Quinnae: *nods* Being sexual can be quite a minefield for a woman. Whereas men are rewarded for being seen as sexual, women’s authority will be *vastly* diminished if their sexuality becomes known.
Rosethorn: I think that’s really perceptive and correct.
Rosethorn: In Rose’s case, the frustration is manifold. On the one hand, I’ve just reasoned that if she ever felt like sleeping with a guy, fear of losing authority ought not stop her. Otherwise it turns into a Catch-22. Denying herself, she implicitly recognizes a guy’s power to reduce her own.
Rosethorn: But if she does follow through, another set of problems emerge, not in the least of which is this peculiar pattern among male characters to seem, on the one hand, sexually confident and strong willed, and on the other, needy, possessive and totally incapable of understanding the mutual respect necessary in a concept like “one night stand.”
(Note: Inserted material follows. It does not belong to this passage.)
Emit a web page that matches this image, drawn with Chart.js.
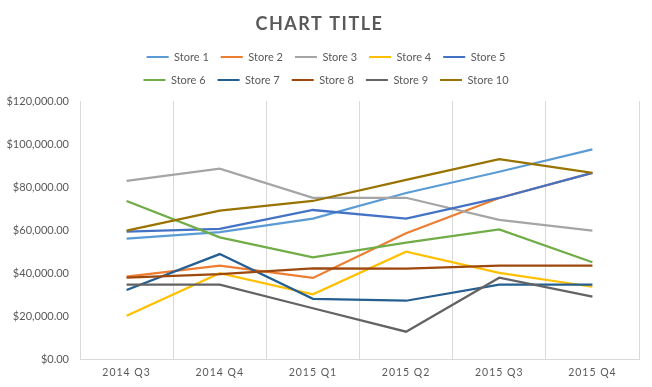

This dilemma, the sense of damned if you do, damned if you don’t traps in one’s social space was what philosopher Marilyn Frye identified as a hallmark of sexism in her well-known piece “Oppression.” In the course of our conversation we both remembered instances where we tried to navigate issues of sexual agency with men, trying to roleplay sex with confidence while not running the risk of losing control of one’s agency to a man who would thereafter only see your character as a sex toy. Even when one does expertly pilot their way around those jagged shoals, however, we still encounter men who may be creepy or needy about sex and who sometimes channel real life desires into ERP, hoping it will be an immediate path to something more real.
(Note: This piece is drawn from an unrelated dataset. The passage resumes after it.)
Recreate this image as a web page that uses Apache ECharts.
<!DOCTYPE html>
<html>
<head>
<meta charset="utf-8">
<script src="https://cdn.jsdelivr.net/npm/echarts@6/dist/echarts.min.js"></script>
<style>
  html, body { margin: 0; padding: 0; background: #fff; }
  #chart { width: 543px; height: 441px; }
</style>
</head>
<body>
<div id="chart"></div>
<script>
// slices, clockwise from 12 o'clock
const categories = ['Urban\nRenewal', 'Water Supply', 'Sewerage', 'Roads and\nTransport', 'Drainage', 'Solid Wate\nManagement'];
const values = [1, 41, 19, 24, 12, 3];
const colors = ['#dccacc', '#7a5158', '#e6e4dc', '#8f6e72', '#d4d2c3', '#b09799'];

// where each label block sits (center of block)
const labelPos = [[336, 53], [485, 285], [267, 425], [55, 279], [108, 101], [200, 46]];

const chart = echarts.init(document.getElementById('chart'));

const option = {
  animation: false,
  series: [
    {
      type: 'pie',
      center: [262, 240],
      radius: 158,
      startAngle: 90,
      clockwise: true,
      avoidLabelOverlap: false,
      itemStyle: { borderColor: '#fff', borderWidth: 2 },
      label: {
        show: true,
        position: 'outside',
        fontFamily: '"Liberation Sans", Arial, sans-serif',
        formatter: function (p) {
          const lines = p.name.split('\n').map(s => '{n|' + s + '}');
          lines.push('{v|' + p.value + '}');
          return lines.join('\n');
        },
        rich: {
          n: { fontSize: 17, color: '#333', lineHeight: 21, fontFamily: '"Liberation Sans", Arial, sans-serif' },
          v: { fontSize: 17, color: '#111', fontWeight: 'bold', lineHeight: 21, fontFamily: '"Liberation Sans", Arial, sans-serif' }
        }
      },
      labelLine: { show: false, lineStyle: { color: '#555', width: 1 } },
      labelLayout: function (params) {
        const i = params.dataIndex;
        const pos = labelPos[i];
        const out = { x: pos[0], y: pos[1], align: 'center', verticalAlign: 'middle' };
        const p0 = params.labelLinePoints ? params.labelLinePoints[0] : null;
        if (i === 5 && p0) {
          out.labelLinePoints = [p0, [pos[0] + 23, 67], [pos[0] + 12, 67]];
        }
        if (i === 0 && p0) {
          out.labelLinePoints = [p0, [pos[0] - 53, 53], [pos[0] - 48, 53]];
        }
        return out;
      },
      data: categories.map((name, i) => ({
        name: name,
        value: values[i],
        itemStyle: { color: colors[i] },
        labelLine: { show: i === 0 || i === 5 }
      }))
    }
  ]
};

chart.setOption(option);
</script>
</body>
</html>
I’ve dealt with this more than once myself. One male roleplayer sought repeatedly, through OOC means, to get into a relationship with my character. I repeatedly rebuffed him, even explicitly stating that my character was not interested in men and that this was a non-negotiable aspect of who she was. His reply was to tell me that this wouldn’t stop him from trying and that he still had ‘hope.’
Yet in the midst of all of this Rosethorn loves roleplay and has said that over the years she’s built up the confidence necessary to deal with the less pleasant quarters of these communities, and I would say the same. Both her and I get a tremendous amount of value out of our RP, erotic and non. ERP can be a great way of expressing the sexual side of a complicated character and exploring the intimate sides of such a person. A lot of RP I’ve done that’s shaded in and out of ERP often involved character development. Rosethorn remains optimistic and upbeat about roleplay in general and I asked her for her advice to anyone who wants to avoid the drama and opprobrium that comes with ERP:
Rosethorn: The short answer is to remain in character, to keep good company and be discreet, to cultivate mystique and to keep drama confined into IC terms, where it may be dealt with.
And the long answer?
Rosethorn: I believe players should roleplay that which excites them, genuinely excites them, with honesty to their characters and not a care at all of the disapproval others. There’s a certain rare pleasure in slipping into a persona you really enjoy, something which can’t be experienced in real life, and I think to squander that valuable resource of self-expression, or to somehow silence ones creative urges in shame inflicted by another’s insecure judgement is monumentally dishonest to one’s own integrity.
To be honest, sexuality is not at all a valid metric of the strength of a character of any gender. Strong characters are believable, a complex interconnection of desires, urges, vices, virtues, tempers and intellects. Play a strong character by exploring every facet of her persona, from her emotions to her desires to her taste in bedmates, and do it honestly. And players who disapprove of honesty are probably not worth your time.